Yesterday, SAG’s negotiating committee—and wouldn’t I really love to know who’s on it!—passed a resolution that basically pleads with the newly elected board to vote on whether or not it will ask its members to strike in order to get a better contract from the AMPTP. Just in case we all forgot, the contract they don’t like is the same one that the Writer’s Guild of America got after they went on strike. The AMPTP immediately proved they were more media-savvy than SAG by issuing a statement on the front page of its website, part of which reads:
Is this really the time for anyone associated with the entertainment business to be talking about going on strike? Not only is the business suffering from recent economic conditions, but if ever there was a time when Americans wanted the diversions of movies and television, it is now.
Ouch.
Meanwhile, 147,000 below-the-line workers in India’s rich movie industry went on strike yesterday.
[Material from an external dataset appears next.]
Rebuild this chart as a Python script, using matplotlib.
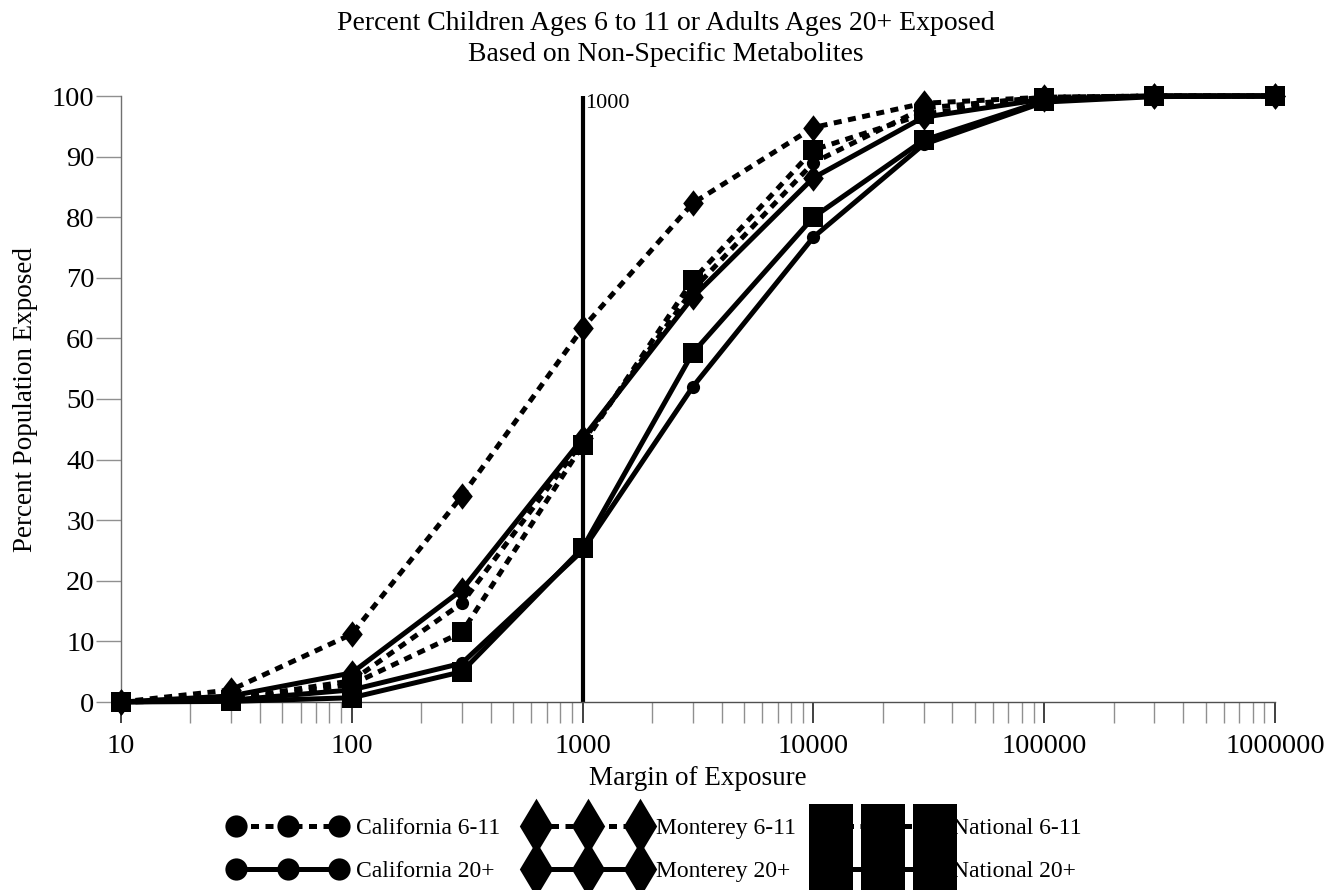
import matplotlib
matplotlib.use("Agg")
import matplotlib.pyplot as plt
from matplotlib.lines import Line2D
from matplotlib.ticker import LogLocator, FixedLocator, NullFormatter

plt.rcParams['font.family'] = ['Liberation Serif', 'DejaVu Serif']

# ---------------- data ----------------
moe = [10, 30, 100, 300, 1000, 3000, 10000, 30000, 100000, 300000, 1000000]
cal_611 = [0, 0.5, 3.5, 16.3, 43.0, 68.0, 89.0, 98.0, 99.8, 100, 100]
cal_20 = [0, 0.3, 2.0, 6.4, 25.0, 52.0, 76.7, 92.0, 99.0, 99.9, 100]
mon_611 = [0, 2.0, 11.2, 34.0, 61.7, 82.3, 94.8, 98.8, 99.8, 100, 100]
mon_20 = [0, 1.0, 4.8, 18.5, 43.5, 66.8, 86.5, 96.5, 99.5, 100, 100]
nat_611 = [0, 0.3, 2.9, 11.5, 42.4, 69.6, 91.1, 97.0, 99.7, 100, 100]
nat_20 = [0, 0.1, 0.7, 5.0, 25.4, 57.6, 80.0, 92.7, 99.2, 100, 100]
ref_moe = 1000
ref_label = "1000"
x_ticks = [10, 100, 1000, 10000, 100000, 1000000]
x_ticklabels = ["10", "100", "1000", "10000", "100000", "1000000"]
y_ticks = [0, 10, 20, 30, 40, 50, 60, 70, 80, 90, 100]

title = "Percent Children Ages 6 to 11 or Adults Ages 20+ Exposed\nBased on Non-Specific Metabolites"
xlabel = "Margin of Exposure"
ylabel = "Percent Population Exposed"

# ---------------- style ----------------
W, H = 1340, 890
fig = plt.figure(figsize=(W / 100, H / 100), dpi=100)
ax = fig.add_axes([121 / W, 1 - 702 / H, (1275 - 121) / W, (702 - 96) / H])

diamond_plot = [(0, 1), (0.78, 0), (0, -1), (-0.78, 0), (0, 1)]
diamond_leg = [(0, 1), (0.6, 0), (0, -1), (-0.6, 0), (0, 1)]
LW = 3.6
dash = (1.6, 1.3)

series = [
    (cal_611, 'o', 9.5, True, "California 6-11"),
    (cal_20, 'o', 9.5, False, "California 20+"),
    (mon_611, diamond_plot, 19, True, "Monterey 6-11"),
    (mon_20, diamond_plot, 19, False, "Monterey 20+"),
    (nat_611, 's', 15, True, "National 6-11"),
    (nat_20, 's', 15, False, "National 20+"),
]

for vals, mk, ms, dashed, lab in series:
    ln, = ax.plot(moe, vals, color='black', lw=LW, marker=mk, markersize=ms,
                  markeredgewidth=0, clip_on=False, zorder=3,
                  solid_capstyle='butt', dash_capstyle='butt')
    if dashed:
        ln.set_dashes(dash)

ax.axvline(ref_moe, color='black', lw=3.0, zorder=2)
ax.text(ref_moe * 1.03, 100.3, ref_label, ha='left', va='top', fontsize=16)

ax.set_xscale('log')
ax.set_xlim(10, 1000000)
ax.set_ylim(0, 100)
ax.xaxis.set_major_locator(FixedLocator(x_ticks))
ax.set_xticklabels(x_ticklabels)
ax.xaxis.set_minor_locator(LogLocator(base=10, subs=range(2, 10)))
ax.xaxis.set_minor_formatter(NullFormatter())
ax.set_yticks(y_ticks)

for s in ['top', 'right']:
    ax.spines[s].set_visible(False)
ax.spines['left'].set_color('#707070')
ax.spines['left'].set_linewidth(1.0)
ax.spines['bottom'].set_color('#505050')
ax.spines['bottom'].set_linewidth(1.0)

ax.tick_params(axis='y', which='major', direction='out', length=18, width=1,
               color='#909090', labelsize=20.5, pad=1)
ax.tick_params(axis='x', which='major', direction='out', length=15, width=1.2,
               color='#202020', labelsize=20.5, pad=8)
ax.tick_params(axis='x', which='minor', direction='out', length=15, width=1,
               color='#909090')

ax.set_xlabel(xlabel, fontsize=19.5, labelpad=5)
ax.set_ylabel(ylabel, fontsize=19.5, labelpad=10)
fig.text(0.497, 1 - 39 / H, title, ha='center', va='center', fontsize=20,
         linespacing=1.35)

# legend proxies
leg_spec = [
    ('o', 16, True, "California 6-11"),
    ('o', 16, False, "California 20+"),
    (diamond_leg, 40, True, "Monterey 6-11"),
    (diamond_leg, 40, False, "Monterey 20+"),
    ('s', 31, True, "National 6-11"),
    ('s', 31, False, "National 20+"),
]
handles = []
for mk, ms, dashed, lab in leg_spec:
    h = Line2D([], [], color='black', lw=LW, marker=mk, markersize=ms,
               markeredgewidth=0, label=lab)
    if dashed:
        h.set_dashes(dash)
    handles.append(h)

fig.legend(handles=handles, ncol=3, loc='center',
           bbox_to_anchor=(655 / W, 1 - 850 / H), frameon=False, fontsize=17,
           numpoints=3, handlelength=5.0, handletextpad=0.4, columnspacing=1.2,
           labelspacing=0.92, borderpad=0.2)

fig.savefig("out.png", dpi=100)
Those workers—which include the lighting technicians, the chorus girls, and the camera operators—called their action a “non-cooperation movement” à la Gandhi, but the studios aren’t having any of it. Over 40 shoots were affected, and at least one film that is expected to be released at the end of October has its opening date on the line.
And what are they asking for, you wonder?
On-time pay (usually, they get paid 90 days after a shoot is over), a 12-hour maximum workday, and improved safety conditions.
Kinda makes you really want to knee some American actors in the balls, don’t it?